■ Stated exercise
Retype the entries, please, from their first line to the line containing "const errorData = categories.map((c, i)", exactly and only those lines, minus the pictures.

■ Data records
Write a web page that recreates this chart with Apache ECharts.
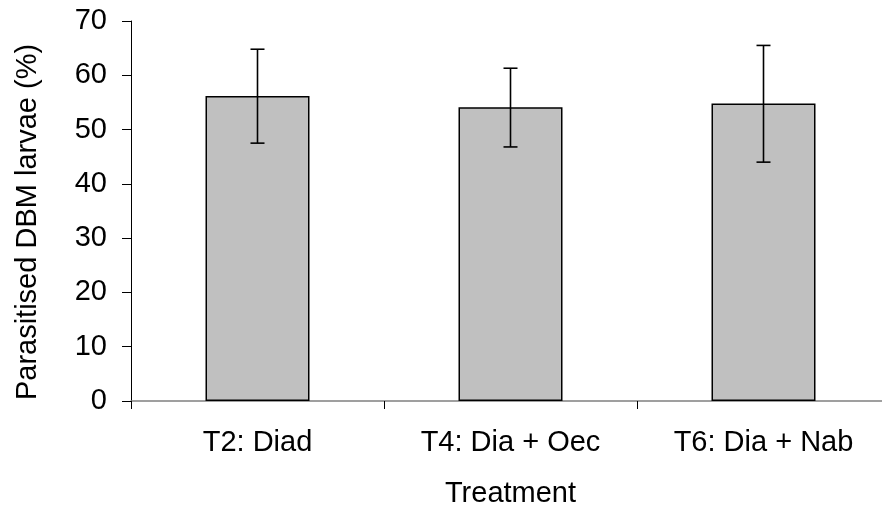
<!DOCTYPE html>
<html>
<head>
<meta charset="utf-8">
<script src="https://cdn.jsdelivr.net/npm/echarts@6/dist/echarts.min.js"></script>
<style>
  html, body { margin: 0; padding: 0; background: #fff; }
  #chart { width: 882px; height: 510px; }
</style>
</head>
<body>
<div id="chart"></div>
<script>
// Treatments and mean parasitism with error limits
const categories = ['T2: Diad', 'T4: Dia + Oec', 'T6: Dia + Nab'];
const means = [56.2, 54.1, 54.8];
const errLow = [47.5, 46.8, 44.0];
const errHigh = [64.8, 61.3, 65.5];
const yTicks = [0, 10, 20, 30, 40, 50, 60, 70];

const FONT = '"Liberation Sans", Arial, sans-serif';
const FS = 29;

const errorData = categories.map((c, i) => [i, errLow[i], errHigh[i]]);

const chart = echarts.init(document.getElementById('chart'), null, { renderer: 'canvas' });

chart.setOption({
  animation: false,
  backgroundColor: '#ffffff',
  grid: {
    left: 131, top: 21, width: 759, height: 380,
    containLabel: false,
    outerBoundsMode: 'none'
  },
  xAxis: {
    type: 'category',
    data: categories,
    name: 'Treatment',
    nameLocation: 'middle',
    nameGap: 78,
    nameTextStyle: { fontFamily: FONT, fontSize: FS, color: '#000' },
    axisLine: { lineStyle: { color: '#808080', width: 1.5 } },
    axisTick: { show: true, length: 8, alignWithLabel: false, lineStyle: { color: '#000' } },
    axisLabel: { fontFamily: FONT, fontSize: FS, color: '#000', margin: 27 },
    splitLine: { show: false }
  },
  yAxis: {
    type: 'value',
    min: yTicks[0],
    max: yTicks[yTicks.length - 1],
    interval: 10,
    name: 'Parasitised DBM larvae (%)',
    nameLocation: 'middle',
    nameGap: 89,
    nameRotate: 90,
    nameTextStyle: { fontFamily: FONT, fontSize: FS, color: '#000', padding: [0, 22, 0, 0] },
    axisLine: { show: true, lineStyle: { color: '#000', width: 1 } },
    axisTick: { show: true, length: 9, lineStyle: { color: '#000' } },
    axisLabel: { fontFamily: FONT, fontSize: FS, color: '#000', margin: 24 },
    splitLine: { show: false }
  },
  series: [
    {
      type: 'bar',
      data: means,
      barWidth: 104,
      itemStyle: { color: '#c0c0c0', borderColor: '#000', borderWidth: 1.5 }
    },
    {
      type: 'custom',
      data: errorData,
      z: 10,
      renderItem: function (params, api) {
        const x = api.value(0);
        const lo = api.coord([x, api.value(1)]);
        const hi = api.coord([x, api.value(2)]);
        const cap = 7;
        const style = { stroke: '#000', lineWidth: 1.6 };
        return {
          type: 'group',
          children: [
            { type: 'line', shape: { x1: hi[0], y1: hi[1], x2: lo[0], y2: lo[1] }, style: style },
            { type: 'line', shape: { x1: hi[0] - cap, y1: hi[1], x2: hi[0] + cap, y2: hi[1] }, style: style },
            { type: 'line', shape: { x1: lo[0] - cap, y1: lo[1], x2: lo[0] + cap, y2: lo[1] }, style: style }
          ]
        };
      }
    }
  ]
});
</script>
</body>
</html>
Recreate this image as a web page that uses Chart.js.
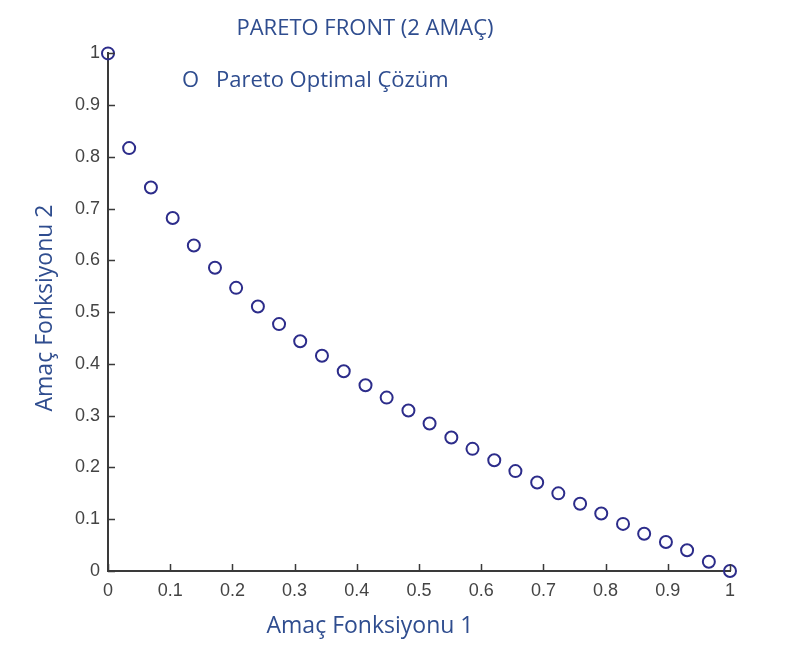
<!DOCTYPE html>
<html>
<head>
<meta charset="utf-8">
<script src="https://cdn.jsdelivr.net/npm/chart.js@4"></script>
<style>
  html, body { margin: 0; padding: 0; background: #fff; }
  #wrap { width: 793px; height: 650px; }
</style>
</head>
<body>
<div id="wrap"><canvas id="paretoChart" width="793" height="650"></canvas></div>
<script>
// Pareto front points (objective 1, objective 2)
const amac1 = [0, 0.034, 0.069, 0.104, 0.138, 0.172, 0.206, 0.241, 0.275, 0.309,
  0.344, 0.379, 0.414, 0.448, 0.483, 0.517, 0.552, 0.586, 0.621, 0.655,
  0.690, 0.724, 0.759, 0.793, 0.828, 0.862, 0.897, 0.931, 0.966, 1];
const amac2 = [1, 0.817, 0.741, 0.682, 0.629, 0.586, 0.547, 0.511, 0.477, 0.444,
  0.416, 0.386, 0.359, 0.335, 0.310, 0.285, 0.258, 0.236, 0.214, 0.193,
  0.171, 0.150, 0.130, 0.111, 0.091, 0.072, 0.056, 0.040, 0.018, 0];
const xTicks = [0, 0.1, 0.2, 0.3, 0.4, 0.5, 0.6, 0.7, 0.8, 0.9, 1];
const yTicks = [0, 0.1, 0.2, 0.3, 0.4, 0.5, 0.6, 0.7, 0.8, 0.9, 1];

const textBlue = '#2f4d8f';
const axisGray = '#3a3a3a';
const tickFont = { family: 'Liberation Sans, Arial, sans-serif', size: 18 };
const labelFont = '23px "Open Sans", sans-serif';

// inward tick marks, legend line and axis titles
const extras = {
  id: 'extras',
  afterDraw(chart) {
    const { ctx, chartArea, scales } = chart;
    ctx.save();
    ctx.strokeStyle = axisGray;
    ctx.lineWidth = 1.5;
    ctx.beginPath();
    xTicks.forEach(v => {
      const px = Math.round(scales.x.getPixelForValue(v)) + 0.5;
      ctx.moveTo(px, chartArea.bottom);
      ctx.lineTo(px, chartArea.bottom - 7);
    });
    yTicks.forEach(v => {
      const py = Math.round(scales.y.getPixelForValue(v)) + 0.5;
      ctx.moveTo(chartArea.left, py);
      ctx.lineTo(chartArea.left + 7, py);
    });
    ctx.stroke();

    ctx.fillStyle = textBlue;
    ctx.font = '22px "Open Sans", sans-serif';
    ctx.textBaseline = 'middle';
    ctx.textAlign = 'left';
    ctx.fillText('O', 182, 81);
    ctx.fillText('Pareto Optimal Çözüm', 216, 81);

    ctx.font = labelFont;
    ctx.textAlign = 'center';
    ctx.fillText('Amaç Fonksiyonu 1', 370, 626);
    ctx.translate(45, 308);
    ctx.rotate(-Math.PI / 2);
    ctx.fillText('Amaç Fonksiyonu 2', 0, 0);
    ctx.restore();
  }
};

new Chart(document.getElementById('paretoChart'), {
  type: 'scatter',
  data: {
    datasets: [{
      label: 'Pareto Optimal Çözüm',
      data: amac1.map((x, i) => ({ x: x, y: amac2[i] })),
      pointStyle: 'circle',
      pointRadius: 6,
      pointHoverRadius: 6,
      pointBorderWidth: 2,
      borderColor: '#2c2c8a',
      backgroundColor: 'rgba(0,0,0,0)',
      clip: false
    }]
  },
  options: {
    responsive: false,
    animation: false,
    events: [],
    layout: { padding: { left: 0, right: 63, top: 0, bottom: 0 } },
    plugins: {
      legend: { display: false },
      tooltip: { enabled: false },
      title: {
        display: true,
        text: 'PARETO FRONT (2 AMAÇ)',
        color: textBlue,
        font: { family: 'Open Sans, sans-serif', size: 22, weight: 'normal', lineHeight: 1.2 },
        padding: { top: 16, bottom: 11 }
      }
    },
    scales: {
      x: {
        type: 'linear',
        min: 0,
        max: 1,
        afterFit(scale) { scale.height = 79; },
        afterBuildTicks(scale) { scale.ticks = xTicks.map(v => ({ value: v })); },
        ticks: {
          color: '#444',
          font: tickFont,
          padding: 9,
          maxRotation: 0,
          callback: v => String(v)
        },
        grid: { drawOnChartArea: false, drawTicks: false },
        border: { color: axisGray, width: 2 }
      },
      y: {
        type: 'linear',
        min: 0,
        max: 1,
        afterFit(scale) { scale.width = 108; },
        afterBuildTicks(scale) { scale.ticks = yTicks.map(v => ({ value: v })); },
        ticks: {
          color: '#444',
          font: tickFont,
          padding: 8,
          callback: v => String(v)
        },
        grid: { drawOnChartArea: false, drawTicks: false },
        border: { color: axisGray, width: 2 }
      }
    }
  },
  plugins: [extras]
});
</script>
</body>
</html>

■ Response
Write a web page that recreates this chart with Apache ECharts.
<!DOCTYPE html>
<html>
<head>
<meta charset="utf-8">
<script src="https://cdn.jsdelivr.net/npm/echarts@6/dist/echarts.min.js"></script>
<style>
  html, body { margin: 0; padding: 0; background: #fff; }
  #chart { width: 882px; height: 510px; }
</style>
</head>
<body>
<div id="chart"></div>
<script>
// Treatments and mean parasitism with error limits
const categories = ['T2: Diad', 'T4: Dia + Oec', 'T6: Dia + Nab'];
const means = [56.2, 54.1, 54.8];
const errLow = [47.5, 46.8, 44.0];
const errHigh = [64.8, 61.3, 65.5];
const yTicks = [0, 10, 20, 30, 40, 50, 60, 70];

const FONT = '"Liberation Sans", Arial, sans-serif';
const FS = 29;

const errorData = categories.map((c, i) => [i, errLow[i], errHigh[i]]);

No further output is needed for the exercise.